#### Given instruction:
Repeat all of the material below exactly as written, images excluded.

#### Dataset excerpt:
##############################

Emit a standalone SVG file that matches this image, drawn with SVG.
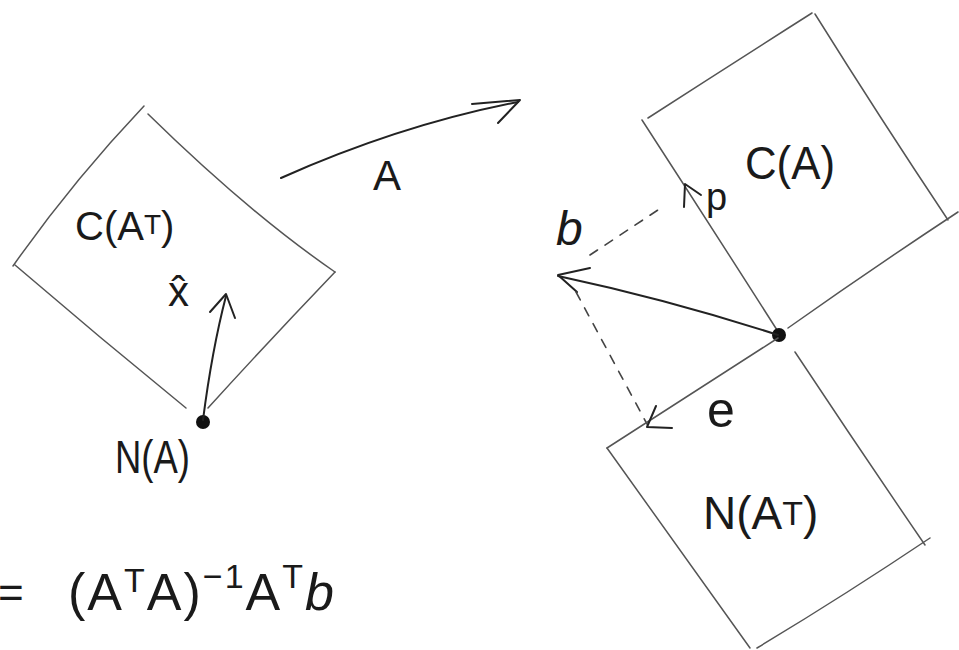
<svg xmlns="http://www.w3.org/2000/svg" width="959" height="650" viewBox="0 0 959 650">
<style>
.box{fill:none;stroke:#555;stroke-width:1.5;stroke-linecap:round;stroke-linejoin:round}
.arr{fill:none;stroke:#222;stroke-width:2;stroke-linecap:round;stroke-linejoin:round}
.dash{fill:none;stroke:#444;stroke-width:1.6;stroke-dasharray:9 9;stroke-linecap:round}
.lbl{font-family:"Liberation Sans","DejaVu Sans",sans-serif;fill:#1a1a1a}
.dot{fill:#111}
</style>
<rect width="959" height="650" fill="#fff"/>
<g id="row-space">
<path class="box" d="M144,106 Q72,182 13,266"/>
<path class="box" d="M148,114 Q248,212 335,272"/>
<path class="box" d="M15,265 Q100,338 186,408"/>
<path class="box" d="M335,272 Q268,342 208,408"/>
<text class="lbl" x="75" y="240" font-size="40">C(A<tspan font-size="28" dy="-6">T</tspan><tspan dy="6">)</tspan></text>
</g>
<g id="nullspace-A">
<circle class="dot" cx="203" cy="422" r="7"/>
<text class="lbl" x="115" y="473" font-size="46" textLength="75" lengthAdjust="spacingAndGlyphs">N(A)</text>
</g>
<g id="column-space">
<path class="box" d="M642,120 Q712,228 777,330"/>
<path class="box" d="M648,118 Q730,65 812,13"/>
<path class="box" d="M815,14 Q880,118 948,220"/>
<path class="box" d="M788,328 Q870,270 958,212"/>
<text class="lbl" x="745" y="179" font-size="46" textLength="90" lengthAdjust="spacingAndGlyphs">C(A)</text>
</g>
<g id="left-nullspace">
<path class="box" d="M607,448 Q680,550 750,648"/>
<path class="box" d="M757,648 Q845,595 930,538"/>
<path class="box" d="M795,352 Q860,450 925,545"/>
<text class="lbl" x="703" y="529" font-size="46">N(A<tspan font-size="34" dy="-4">T</tspan><tspan dy="4">)</tspan></text>
</g>
<g id="origin">
<circle class="dot" cx="779" cy="335" r="7"/>
</g>
<g id="connectors">
<path class="arr" d="M203,420 Q212,350 226,296"/>
<path class="arr" d="M210,312 L226,294 L235,318"/>
<text class="lbl" x="168" y="306" font-size="42">x̂</text>
<path class="arr" d="M281,178 Q400,125 518,102"/>
<path class="arr" d="M472,104 L520,100 L498,123"/>
<text class="lbl" x="373" y="190" font-size="42">A</text>
<path class="arr" d="M778,335 Q670,300 558,276"/>
<path class="arr" d="M590,268 L558,275 L577,292"/>
<text class="lbl" x="556" y="245" font-size="48" font-style="italic">b</text>
<path class="dash" d="M590,255 L664,206"/>
<path class="arr" d="M684,207 L685,184 L701,195"/>
<text class="lbl" x="706" y="210" font-size="38">p</text>
<path class="dash" d="M576,292 L647,424"/>
<path class="box" d="M778,338 Q690,395 607,448"/>
<path class="arr" d="M656,406 L647,427 L672,428"/>
<text class="lbl" x="707" y="427" font-size="50">e</text>
</g>
<g id="formula">
<text class="lbl" x="-2" y="608" font-size="44">=</text>
<text class="lbl" x="68" y="610" font-size="52" letter-spacing="2">(A<tspan font-size="34" dy="-18">T</tspan><tspan dy="18">A)</tspan><tspan font-size="34" dy="-22">−1</tspan><tspan dy="22">A</tspan><tspan font-size="34" dy="-22">T</tspan><tspan dy="22" font-style="italic">b</tspan></text>
</g>
</svg>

##############################

#### Complete response:
Emit a standalone SVG file that matches this image, drawn with SVG.
<svg xmlns="http://www.w3.org/2000/svg" width="959" height="650" viewBox="0 0 959 650">
<style>
.box{fill:none;stroke:#555;stroke-width:1.5;stroke-linecap:round;stroke-linejoin:round}
.arr{fill:none;stroke:#222;stroke-width:2;stroke-linecap:round;stroke-linejoin:round}
.dash{fill:none;stroke:#444;stroke-width:1.6;stroke-dasharray:9 9;stroke-linecap:round}
.lbl{font-family:"Liberation Sans","DejaVu Sans",sans-serif;fill:#1a1a1a}
.dot{fill:#111}
</style>
<rect width="959" height="650" fill="#fff"/>
<g id="row-space">
<path class="box" d="M144,106 Q72,182 13,266"/>
<path class="box" d="M148,114 Q248,212 335,272"/>
<path class="box" d="M15,265 Q100,338 186,408"/>
<path class="box" d="M335,272 Q268,342 208,408"/>
<text class="lbl" x="75" y="240" font-size="40">C(A<tspan font-size="28" dy="-6">T</tspan><tspan dy="6">)</tspan></text>
</g>
<g id="nullspace-A">
<circle class="dot" cx="203" cy="422" r="7"/>
<text class="lbl" x="115" y="473" font-size="46" textLength="75" lengthAdjust="spacingAndGlyphs">N(A)</text>
</g>
<g id="column-space">
<path class="box" d="M642,120 Q712,228 777,330"/>
<path class="box" d="M648,118 Q730,65 812,13"/>
<path class="box" d="M815,14 Q880,118 948,220"/>
<path class="box" d="M788,328 Q870,270 958,212"/>
<text class="lbl" x="745" y="179" font-size="46" textLength="90" lengthAdjust="spacingAndGlyphs">C(A)</text>
</g>
<g id="left-nullspace">
<path class="box" d="M607,448 Q680,550 750,648"/>
<path class="box" d="M757,648 Q845,595 930,538"/>
<path class="box" d="M795,352 Q860,450 925,545"/>
<text class="lbl" x="703" y="529" font-size="46">N(A<tspan font-size="34" dy="-4">T</tspan><tspan dy="4">)</tspan></text>
</g>
<g id="origin">
<circle class="dot" cx="779" cy="335" r="7"/>
</g>
<g id="connectors">
<path class="arr" d="M203,420 Q212,350 226,296"/>
<path class="arr" d="M210,312 L226,294 L235,318"/>
<text class="lbl" x="168" y="306" font-size="42">x̂</text>
<path class="arr" d="M281,178 Q400,125 518,102"/>
<path class="arr" d="M472,104 L520,100 L498,123"/>
<text class="lbl" x="373" y="190" font-size="42">A</text>
<path class="arr" d="M778,335 Q670,300 558,276"/>
<path class="arr" d="M590,268 L558,275 L577,292"/>
<text class="lbl" x="556" y="245" font-size="48" font-style="italic">b</text>
<path class="dash" d="M590,255 L664,206"/>
<path class="arr" d="M684,207 L685,184 L701,195"/>
<text class="lbl" x="706" y="210" font-size="38">p</text>
<path class="dash" d="M576,292 L647,424"/>
<path class="box" d="M778,338 Q690,395 607,448"/>
<path class="arr" d="M656,406 L647,427 L672,428"/>
<text class="lbl" x="707" y="427" font-size="50">e</text>
</g>
<g id="formula">
<text class="lbl" x="-2" y="608" font-size="44">=</text>
<text class="lbl" x="68" y="610" font-size="52" letter-spacing="2">(A<tspan font-size="34" dy="-18">T</tspan><tspan dy="18">A)</tspan><tspan font-size="34" dy="-22">−1</tspan><tspan dy="22">A</tspan><tspan font-size="34" dy="-22">T</tspan><tspan dy="22" font-style="italic">b</tspan></text>
</g>
</svg>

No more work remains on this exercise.